Cisgénero: término para describir a una persona cuya identidad de género coincide con la sexualidad biológica que se le asignó al nacer (“cis”).
Demichico/a: subtipo de demigénero en el cual una persona se siente parcialmente conectada a ser hombre o mujer.
Gay: Hombre que se siente atraído por personas de su mismo sexo.
Genderqueer: sujeto cuya identidad de género no es de hombre ni mujer, sino que está en medio o más allá de los géneros, o es alguna combinación de ambos.
Género fluido: persona cuya identidad o expresión de género cambia entre masculino y femenino, o cae en algún punto dentro de este espectro.
Heteroaliado: término coloquial que describe a los seres heterosexuales que apoyan los derechos civiles, la igualdad de género y los movimientos LGBT.
Identidad de género: sentido bien asentado y personal del ser.
Intersexual: persona con una configuración reproductiva, genética, genital u hormonal que resulta en un cuerpo que no suele ser fácil de categorizar como hombre o mujer.

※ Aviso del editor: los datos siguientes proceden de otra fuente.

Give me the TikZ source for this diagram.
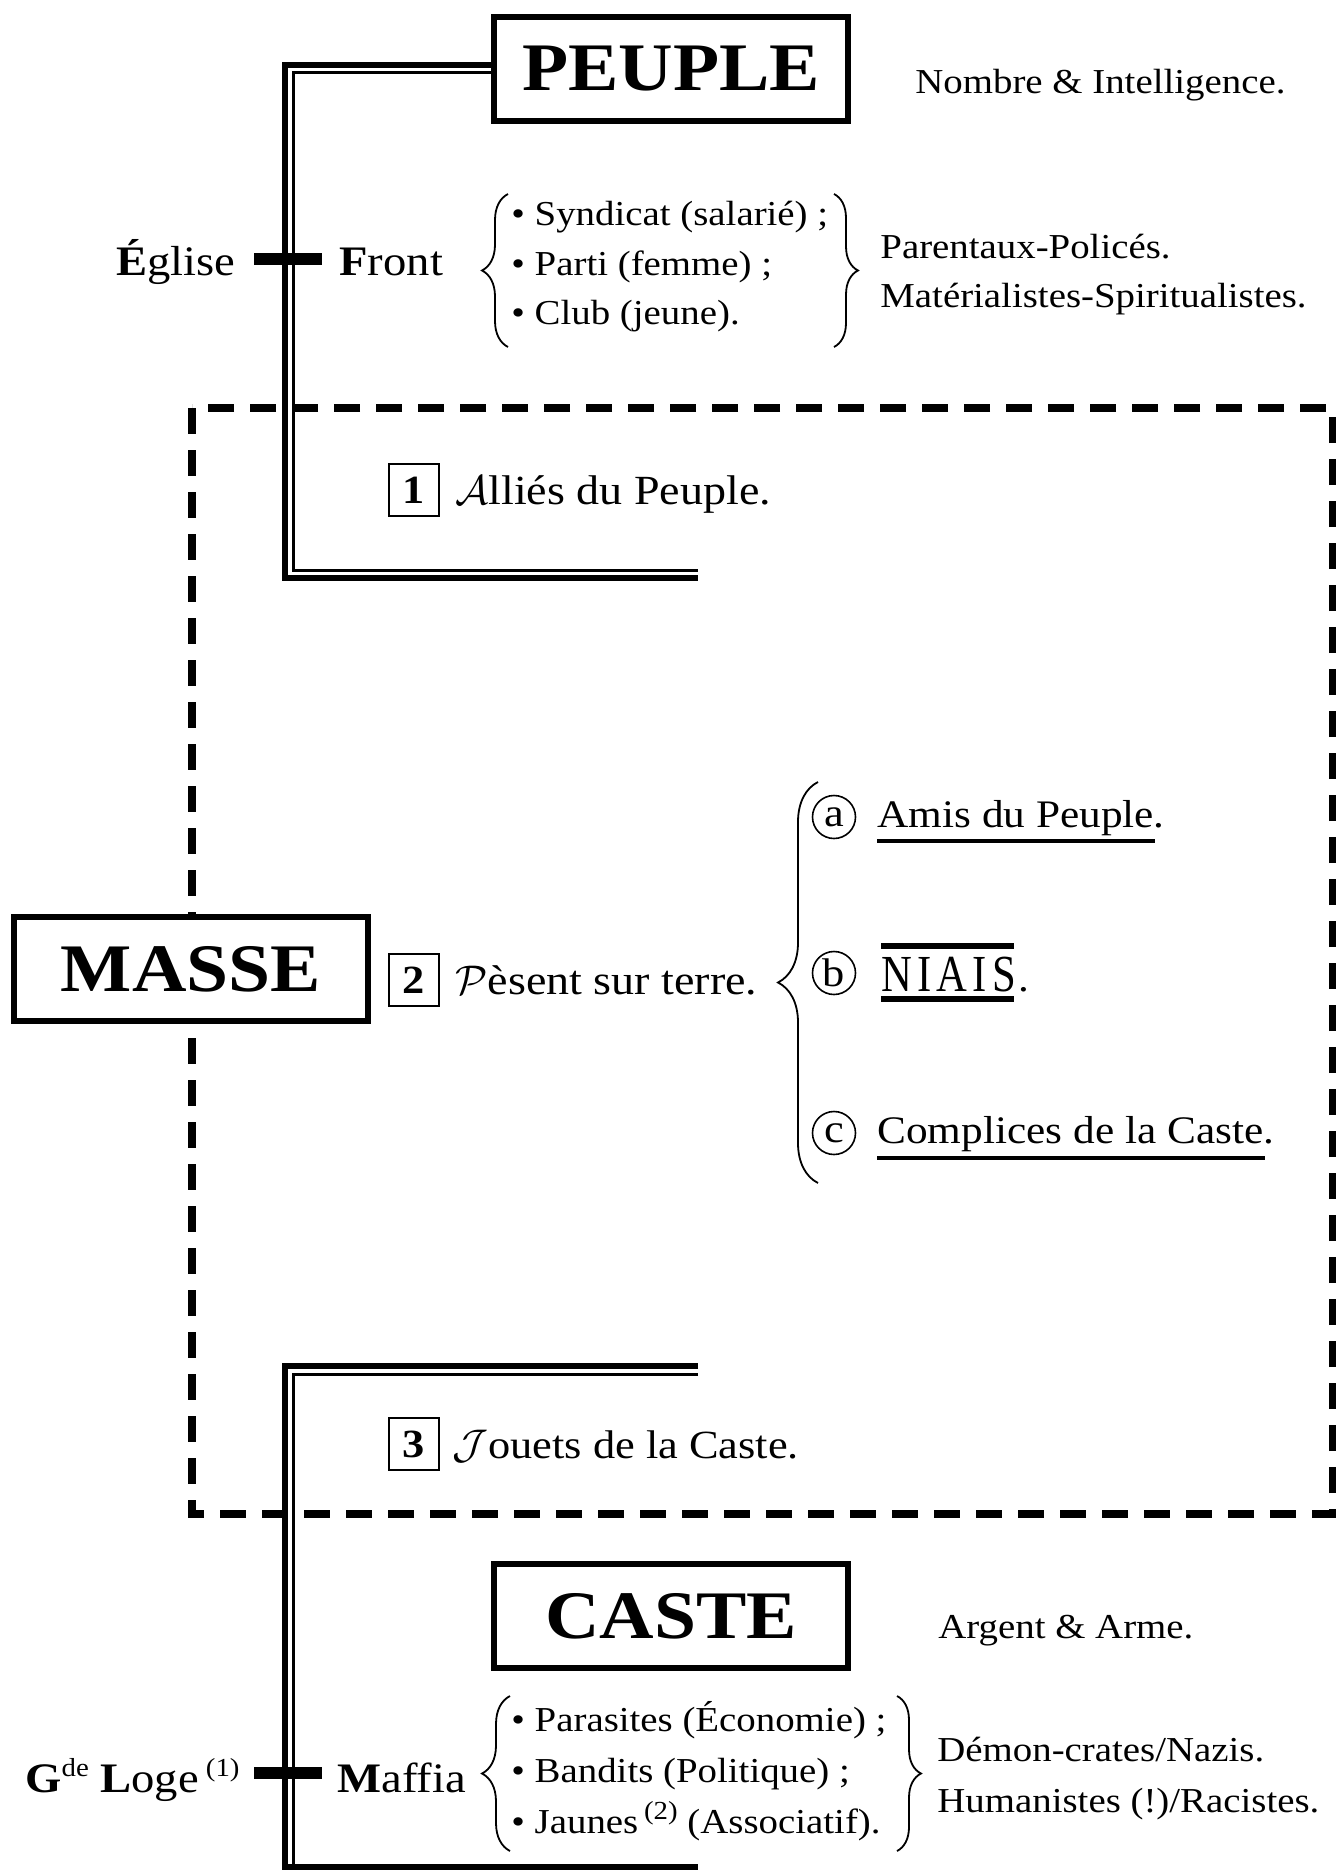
\documentclass[tikz,border=0pt]{standalone}
\usepackage{fontspec}
\setmainfont{Liberation Serif}[FakeStretch=1.11]
\newfontfamily\niaisfont{Liberation Serif}[FakeStretch=0.82,LetterSpace=10]
\usetikzlibrary{decorations.pathreplacing,calc}
\newcommand\mysupx[1]{\raisebox{0.38em}{\fontsize{13}{13}\selectfont #1}}
\begin{document}
\begin{tikzpicture}[x=0.5pt,y=-0.5pt,
  bigbox/.style={draw,line width=2.6pt,fill=white,minimum width=177pt,minimum height=52pt,inner sep=0pt,font=\fontsize{34}{36}\selectfont\bfseries},
  numbox/.style={draw,line width=1pt,minimum width=25pt,minimum height=26pt,inner sep=0pt,font=\fontsize{20}{22}\selectfont\bfseries},
  txt/.style={inner sep=0pt,anchor=base west,font=\fontsize{17.5}{20}\selectfont},
  midtxt/.style={inner sep=0pt,anchor=base west,font=\fontsize{20.74}{24}\selectfont},
  subtxt/.style={inner sep=0pt,anchor=base west,font=\fontsize{19.5}{23}\selectfont},
  niais/.style={inner sep=0pt,anchor=base west,font=\niaisfont\fontsize{26}{28}\selectfont},
  lbl/.style={inner sep=0pt,font=\fontsize{21}{24}\selectfont},
  circ/.style={draw,circle,line width=0.8pt,minimum size=21.5pt,inner sep=0pt,font=\fontsize{20}{22}\selectfont},
  thickrule/.style={line width=2.8pt},
  thinrule/.style={line width=1.5pt},
  dashframe/.style={line width=4pt,dash pattern=on 13pt off 8pt},
  bracestyle/.style={decorate,line width=0.9pt},
  ulinestyle/.style={line width=1.8pt},
  oline/.style={line width=3pt},
  bar/.style={line width=6pt}
]
\useasboundingbox (0,0) rectangle (1336,1872);

% dashed frame
\draw[dashframe] (192,408) rectangle (1333,1514);

% main boxes
\node[bigbox] (peuple) at (671,69) {PEUPLE};
\node[bigbox] (masse) at (191,969) {MASSE};
\node[bigbox] (caste) at (671,1616) {CASTE};

% top bracket (double rule)
\draw[thickrule] ($(peuple.west)+(0,-4)$) -| (285,578) -- (698,578);
\draw[thinrule] ($(peuple.west)+(0,4)$) -| (293,570) -- (698,570);

% bottom bracket (double rule)
\draw[thickrule] (698,1366) -- (285,1366) -- (285,1867) -- (698,1867);
\draw[thinrule] (698,1374) -- (293,1374) -- (293,1864);

% cross bars
\draw[bar] (254,259) -- (322,259);
\draw[bar] (254,1773) -- (322,1773);

% top texts
\node[txt] (nombre) at (915,94) {Nombre \& Intelligence.};
\node[lbl,anchor=base east] (eglise) at (236,276) {\textbf{É}glise};
\node[lbl,anchor=base west] (front) at (339,276) {\textbf{F}ront};
\node[txt] (syn) at (511,226) {• Syndicat (salarié) ;};
\node[txt] (parti) at (511,276) {• Parti (femme) ;};
\node[txt] (club) at (511,325) {• Club (jeune).};
\draw[bracestyle,decoration={brace,amplitude=13pt}] (508,347) -- (508,194);
\draw[bracestyle,decoration={brace,amplitude=12pt}] (834,194) -- (834,347);
\node[txt] (parent) at (880,259) {Parentaux-Policés.};
\node[txt] (mater) at (880,308) {Matérialistes-Spiritualistes.};

% section 1
\node[numbox] (n1) at (414,490) {1};
\node[midtxt] (allies) at (455,504) {$\mathcal{A}$lliés du Peuple.};

% section 2
\node[numbox] (n2) at (414,980) {2};
\node[midtxt] (pesent) at (455,994) {$\mathcal{P}$èsent sur terre.};
\draw[bracestyle,decoration={brace,amplitude=20pt}] (818,1183) -- (818,782);

\node[circ] (ca) at (834,817) {a};
\node[subtxt] (amis) at (877,827) {Amis du Peuple.};
\draw[ulinestyle] ($(amis.base west)+(0,14)$) -- ($(amis.base east)+(-10,14)$);

\node[circ] (cb) at (834,973) {b};
\node[niais] (niaisw) at (881,991) {NIAIS};
\node[subtxt] (niaisdot) at ($(niaisw.base east)+(2,0)$) {.};
\draw[oline] ($(niaisw.base west)+(0,-45)$) -- ($(niaisw.base east)+(-2,-45)$);
\draw[oline] ($(niaisw.base west)+(0,8)$) -- ($(niaisw.base east)+(-2,8)$);

\node[circ] (cc) at (834,1133) {c};
\node[subtxt] (compl) at (877,1143) {Complices de la Caste.};
\draw[ulinestyle] ($(compl.base west)+(0,15)$) -- ($(compl.base east)+(-10,15)$);

% section 3
\node[numbox] (n3) at (414,1444) {3};
\node[midtxt,font=\fontsize{20}{24}\selectfont] (jouets) at (452,1458) {$\mathcal{J}$ouets de la Caste.};

% bottom texts
\node[txt] (argent) at (938,1638) {Argent \& Arme.};
\node[lbl,anchor=base east] (loge) at (240,1792) {\textbf{G}\mysupx{de} \textbf{L}oge\,\mysupx{(1)}};
\node[lbl,anchor=base west] (maffia) at (337,1792) {\textbf{M}affia};
\node[txt] (paras) at (511,1731) {• Parasites (Économie) ;};
\node[txt] (band) at (511,1782) {• Bandits (Politique) ;};
\node[txt] (jaunes) at (511,1833) {• Jaunes\,\mysupx{(2)} (Associatif).};
\draw[bracestyle,decoration={brace,amplitude=14pt}] (510,1851) -- (510,1696);
\draw[bracestyle,decoration={brace,amplitude=12pt}] (897,1696) -- (897,1851);
\node[txt] (demon) at (937,1761) {Démon-crates/Nazis.};
\node[txt] (human) at (937,1812) {Humanistes (!)/Racistes.};
\end{tikzpicture}
\end{document}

Lesbiana: Mujer que se siente atraída por personas de su mismo sexo.
LGBT: son las siglas que identifican a las palabras lesbiana, gay, bisexual y transgénero.
No binario: espectro de identidades y expresiones de género basadas en el rechazo a la asunción binaria de género.
Orientación sexual: atracción de una persona hacia otras. Puede ser atraída por un sujeto del mismo sexo, del sexo opuesto, de ambos sexos o no tener preferencia con el sexo o el género.
Pansexual: adjetivo identificar a las personas que sienten atracción sexual por otras independientemente del género.
Poliamor: grupo de personas que mantienen una relación afectiva, íntima, emocional y sexual entre ellas.
Polisexual: Orientación de quienes sienten atracción emocional, afectiva y/o romántica hacia más de un género, pero no hacia todos.
Transexual: término viejo que se usa para referirse a una persona transgénero (que es el término preferido) que pasó por intervenciones hormonales o quirúrgicas para cambiar su cuerpo y alinearlo con su identidad de género.
Transgénero: abreviado como “trans”, describe a una persona cuya identidad de género no corresponde al sexo biológico.